**STATED GOAL**
Among the lines below, list those containing the string "React".

[Start DATA SHOWN]

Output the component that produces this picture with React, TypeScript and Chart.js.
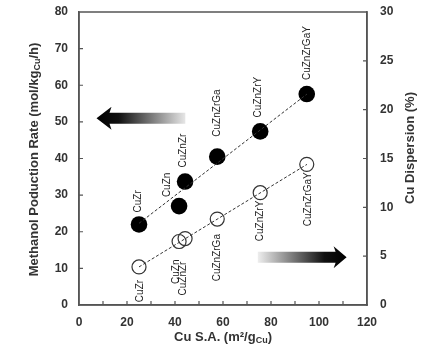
import React, { useEffect, useRef } from "react";
import { Chart, registerables } from "chart.js";

Chart.register(...registerables);

const catalysts = ["CuZr", "CuZn", "CuZnZr", "CuZnZrGa", "CuZnZrY", "CuZnZrGaY"];
const surfaceArea = [25, 41.7, 44.2, 57.6, 75.5, 94.9];
const methanolRate = [22, 27, 33.7, 40.5, 47.4, 57.6];
const dispersion = [3.9, 6.5, 6.8, 8.8, 11.5, 14.4];
const trendX = [25, 95];
const rateTrend = [22.3, 57.6];
const dispersionTrend = [3.9, 14.4];

// label placement (pixels): [dx, gap from point centre]
const filledLabelOffsets = [[-1, 12], [-12, 9], [-2, 14], [0, 20], [-2, 14], [0, 14]];
const openLabelOffsets = [[1, 13], [-2.5, 18], [-2, 23], [0, 15], [0, 8], [1, 8]];

const FONT = 'Arial, "Liberation Sans", sans-serif';
const TEXT = "#333";

const decorPlugin = {
  id: "decor",
  afterDatasetsDraw(chart: any) {
    const { ctx, chartArea: a, scales } = chart;
    const x = scales.x, y = scales.y, y1 = scales.y1;
    ctx.save();
    // frame
    ctx.strokeStyle = "#555";
    ctx.lineWidth = 1.5;
    ctx.strokeRect(a.left, a.top, a.right - a.left, a.bottom - a.top);
    // inside ticks
    ctx.lineWidth = 1.2;
    ctx.beginPath();
    for (let v = 10; v < 120; v += 10) {
      const px = x.getPixelForValue(v);
      ctx.moveTo(px, a.bottom);
      ctx.lineTo(px, a.bottom - 4);
    }
    for (let v = 10; v < 80; v += 10) {
      const py = y.getPixelForValue(v);
      ctx.moveTo(a.left, py);
      ctx.lineTo(a.left + 4, py);
    }
    for (let v = 5; v < 30; v += 5) {
      const py = y1.getPixelForValue(v);
      ctx.moveTo(a.right, py);
      ctx.lineTo(a.right - 4, py);
    }
    ctx.stroke();

    // point labels
    ctx.fillStyle = "#222";
    ctx.font = `10px ${FONT}`;
    ctx.textBaseline = "middle";
    catalysts.forEach((name, i) => {
      const px = x.getPixelForValue(surfaceArea[i]);
      const pyF = y.getPixelForValue(methanolRate[i]);
      const [dxF, gF] = filledLabelOffsets[i];
      ctx.save();
      ctx.translate(px + dxF, pyF - gF);
      ctx.rotate(-Math.PI / 2);
      ctx.textAlign = "left";
      ctx.fillText(name, 0, 0);
      ctx.restore();

      const pyO = y1.getPixelForValue(dispersion[i]);
      const [dxO, gO] = openLabelOffsets[i];
      ctx.save();
      ctx.translate(px + dxO, pyO + gO);
      ctx.rotate(-Math.PI / 2);
      ctx.textAlign = "right";
      ctx.fillText(name, 0, 0);
      ctx.restore();
    });

    // arrows
    const drawArrow = (x0: number, x1: number, yc: number, dir: number) => {
      const headLen = dir < 0 ? 15 : 13;
      const shaftH = 5.5;
      const headH = dir < 0 ? 11.5 : 11;
      const g = ctx.createLinearGradient(x0, 0, x1, 0);
      if (dir < 0) {
        g.addColorStop(0, "#000");
        g.addColorStop(0.25, "#111");
        g.addColorStop(1, "#e6e6e6");
      } else {
        g.addColorStop(0, "#eeeeee");
        g.addColorStop(0.75, "#111");
        g.addColorStop(1, "#000");
      }
      ctx.fillStyle = g;
      ctx.beginPath();
      if (dir < 0) {
        ctx.moveTo(x0, yc);
        ctx.lineTo(x0 + headLen, yc - headH);
        ctx.lineTo(x0 + headLen - 2, yc - shaftH);
        ctx.lineTo(x1, yc - shaftH);
        ctx.lineTo(x1, yc + shaftH);
        ctx.lineTo(x0 + headLen - 2, yc + shaftH);
        ctx.lineTo(x0 + headLen, yc + headH);
      } else {
        ctx.moveTo(x1, yc);
        ctx.lineTo(x1 - headLen, yc - headH);
        ctx.lineTo(x1 - headLen + 2, yc - shaftH);
        ctx.lineTo(x0, yc - shaftH);
        ctx.lineTo(x0, yc + shaftH);
        ctx.lineTo(x1 - headLen + 2, yc + shaftH);
        ctx.lineTo(x1 - headLen, yc + headH);
      }
      ctx.closePath();
      ctx.fill();
    };
    drawArrow(x.getPixelForValue(7.3), x.getPixelForValue(44.3), y.getPixelForValue(51), -1);
    drawArrow(x.getPixelForValue(74.5), x.getPixelForValue(111.5), y1.getPixelForValue(4.9), 1);

    // axis titles
    ctx.fillStyle = TEXT;
    ctx.textBaseline = "middle";
    const drawTitle = (parts: [string, boolean][], cx: number, cy: number, rot: number) => {
      const big = `bold 13px ${FONT}`;
      const small = `bold 9px ${FONT}`;
      let total = 0;
      parts.forEach(([t, sub]) => {
        ctx.font = sub ? small : big;
        total += ctx.measureText(t).width;
      });
      ctx.save();
      ctx.translate(cx, cy);
      ctx.rotate(rot);
      let pos = -total / 2;
      ctx.textAlign = "left";
      parts.forEach(([t, sub]) => {
        ctx.font = sub ? small : big;
        ctx.fillText(t, pos, sub ? 4 : 0);
        pos += ctx.measureText(t).width;
      });
      ctx.restore();
    };
    drawTitle([["Methanol Poduction Rate (mol/kg", false], ["Cu", true], ["/h)", false]], a.left - 45, 159.5, -Math.PI / 2);
    drawTitle([["Cu Dispersion (%)", false]], a.right + 43, 148, -Math.PI / 2);
    drawTitle([["Cu S.A. (m\u00B2/g", false], ["Cu", true], [")", false]], (a.left + a.right) / 2, 337, 0);
    ctx.restore();
  },
};

const fitVertical = (w: number) => (s: any) => {
  s.width = w;
  s.paddingTop = 0;
  s.paddingBottom = 0;
};

export default function App() {
  const ref = useRef<HTMLCanvasElement>(null);
  useEffect(() => {
    document.body.style.margin = "0";
    const chart = new Chart(ref.current as HTMLCanvasElement, {
      type: "scatter",
      data: {
        datasets: [
          {
            label: "rate trend",
            data: trendX.map((v, i) => ({ x: v, y: rateTrend[i] })),
            yAxisID: "y",
            showLine: true,
            borderColor: "#333",
            borderWidth: 1,
            borderDash: [3, 2],
            pointRadius: 0,
          },
          {
            label: "dispersion trend",
            data: trendX.map((v, i) => ({ x: v, y: dispersionTrend[i] })),
            yAxisID: "y1",
            showLine: true,
            borderColor: "#333",
            borderWidth: 1,
            borderDash: [3, 2],
            pointRadius: 0,
          },
          {
            label: "Methanol production rate",
            data: surfaceArea.map((v, i) => ({ x: v, y: methanolRate[i] })),
            yAxisID: "y",
            pointRadius: 8.3,
            backgroundColor: "#000",
            borderColor: "#000",
            borderWidth: 0,
          },
          {
            label: "Cu dispersion",
            data: surfaceArea.map((v, i) => ({ x: v, y: dispersion[i] })),
            yAxisID: "y1",
            pointRadius: 7,
            backgroundColor: "rgba(255,255,255,0)",
            borderColor: "#333",
            borderWidth: 1.2,
          },
        ],
      },
      options: {
        animation: false,
        responsive: true,
        maintainAspectRatio: false,
        layout: { padding: { top: 12, left: 0, right: 0, bottom: 0 } },
        plugins: { legend: { display: false }, tooltip: { enabled: false } },
        scales: {
          x: {
            type: "linear",
            min: 0,
            max: 120,
            ticks: { stepSize: 20, padding: 10, color: TEXT, font: { family: FONT, size: 12, weight: "bold" } },
            grid: { display: false, drawTicks: false },
            border: { display: true, color: "#555", width: 1.5 },
            afterFit: (s: any) => { s.height = 46; s.paddingLeft = 0; s.paddingRight = 0; },
          },
          y: {
            type: "linear",
            position: "left",
            min: 0,
            max: 80,
            ticks: { stepSize: 10, padding: 11, color: TEXT, font: { family: FONT, size: 12, weight: "bold" } },
            grid: { display: false, drawTicks: false },
            border: { display: true, color: "#555", width: 1.5 },
            afterFit: fitVertical(79),
          },
          y1: {
            type: "linear",
            position: "right",
            min: 0,
            max: 30,
            ticks: { stepSize: 5, padding: 13, color: TEXT, font: { family: FONT, size: 12, weight: "bold" } },
            grid: { display: false, drawTicks: false },
            border: { display: true, color: "#555", width: 1.5 },
            afterFit: fitVertical(66),
          },
        },
      },
      plugins: [decorPlugin],
    } as any);
    return () => chart.destroy();
  }, []);
  return (
    <div style={{ position: "relative", width: 433, height: 351 }}>
      <canvas ref={ref} />
    </div>
  );
}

[End DATA SHOWN]

**SOLVED PROBLEM**
Output the component that produces this picture with React, TypeScript and Chart.js.
import React, { useEffect, useRef } from "react";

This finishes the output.